I'm trying to analyse data with Elasticsearch. I've started working with Elasticsearch and Nest about four months ago, so I might have missed some obvious stuff. All examples are simplified or altered, but the core is the same.
The data contains an array of nested objects, each of which also contain an array of nested objects, and again, each contains an array of nested objects. The data is obtained from an information request which contains XML messages. The messages are parsed and each element containing (multiple) text elements is saved with their element name, location, and an array with all text element names and values under the message name. I'm thinking this set-up might make analyzing the data easier.
Mapping example:
{
"data" : {
"properties" : {
"id" : { "type" : "string" },
"action" : { "type" : "string" },
"result" : { "type" : "string" },
"details" : {
"type" : "nested",
"properties" : {
"description" : { "type" : "string" },
"message" : {
"type" : "nested",
"properties" : {
"name" : { "type" : "string" },
"nodes" : {
"type" : "nested",
"properties" : {
"name" : { "type" : "string" },
"value" : { "type" : "string" }
}
},
"source" : { "type" : "string" }
}
}
}
}
}
}
}
Data example:
{
"id" : "123456789",
"action" : "GetInformation",
"result" : "Success",
"details" : [{
"description" : "Request",
"message" : [{
"name" : "Body",
"source" : "Message|Body",
"nodes" : [{
"name" : "Action",
"value" : "GetInformation"
}, {
"name" : "Identity",
"value" : "1234"
}
]
}
]
}, {
"description" : "Response",
"message" : [{
"name" : "Object",
"source" : "Message|Body|Object",
"nodes" : [{
"name" : "ID",
"value" : "123"
}, {
"name" : "Name",
"value" : "Jim"
}
]
}, {
"name" : "Information",
"source" : "Message|Body|Information",
"nodes" : [{
"name" : "Type",
"value" : "Birth City"
}, {
"name" : "City",
"value" : "Los Angeles"
}
]
}, {
"name" : "Information",
"source" : "Message|Body|Information",
"nodes" : [{
"name" : "Type",
"value" : "City of Residence"
}, {
"name" : "City",
"value" : "New York"
}
]
}
]
}
]
}
XML Example:
<Message>
<Body>
<Object>
<ID>123</ID>
<Name>Jim</Name>
</Object>
<Information>
<Type>Birth City</Type>
<City>Los Angeles</City>
<Information>
<Information>
<Type>City of Residence</Type>
<City>New York</City>
<Information>
</Body>
</Message>
I want to analyse the Name and Value properties of Nodes so I can get an overview of each city within the index that functions as a birthplace and how many people were born in them.
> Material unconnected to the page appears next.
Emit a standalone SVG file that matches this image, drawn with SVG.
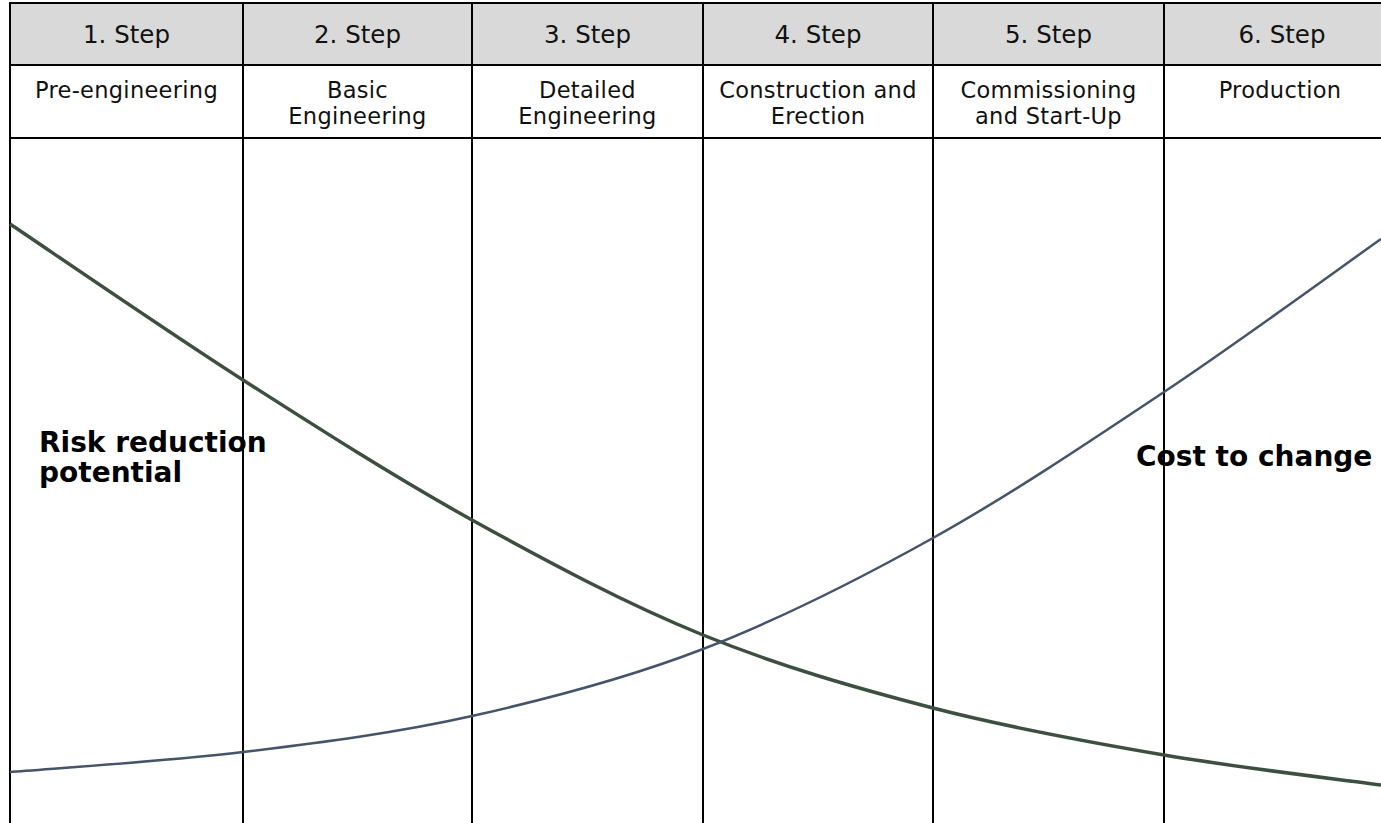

Something like:
Dictionary<string, int> birthCities = {
{"Los Angeles", 400}, {"New York", 800},
{"Detroit", 500}, {"Michigan", 700} };
The code I have so far:
var response = client.Search<Data>(search => search
.Query(query =>
query.Match(match=> match
.OnField(data=>data.Action)
.Query("GetInformation")
)
)
.Aggregations(a1 => a1
.Nested("Messages", messages => messages
.Path(data => data.details.FirstOrDefault().Message)
.Aggregations(a2 => a2
.Terms("Sources", termSource => termSource
.Field(data => data.details.FirstOrDefault().Message.FirstOrDefault().Source)
.Aggregations(a3 => a3
.Nested("Nodes", nodes => nodes
.Path(dat => data.details.FirstOrDefault().Message.FirstOrDefault().Nodes)
.Aggregations(a4 => a4
.Terms("Names", termName => termName
.Field(data => data.details.FirstOrDefault().Message.FirstOrDefault().Nodes.FirstOrDefault().Name)
.Aggregations(a5 => a5
.Terms("Values", termValue => termValue
.Field(data => data.details.FirstOrDefault().Message.FirstOrDefault().Nodes.FirstOrDefault().Value)
)
)
)
)
)
)
)
)
)
)
);
var dict = new Dictionary<string, long>();
var sAggr = response.Aggs.Nested("Messages").Terms("Sources");
foreach (var item in sAggr.Items)
{
if (item.Key.Equals("information"))
{
var nAggr = item.Nested("Nodes").Terms("Names");
foreach (var nItem in nAggr.Items)
{
if (nItem.Key.Equals("city"))
{
var vAgg = nItem.Terms("Values");
foreach (var vItem in vAgg.Items)
{
if (!dict.ContainsKey(vItem.Key))
{
dict.Add(vItem.Key, 0);
}
dict[vItem.Key] += vItem.DocCount;
}
}
}
}
}
This code gives me every city and how many times they occur, but since they're saved with the same element name and at the same location (both of which I'm not able to change), I've found no way to distinguish between birth cities and cities of residence.
Specific types for each action are sadly not an option. So my question is: How can I count all occurrences of a city name with Birth City type, preferably without having to import and go through all documents.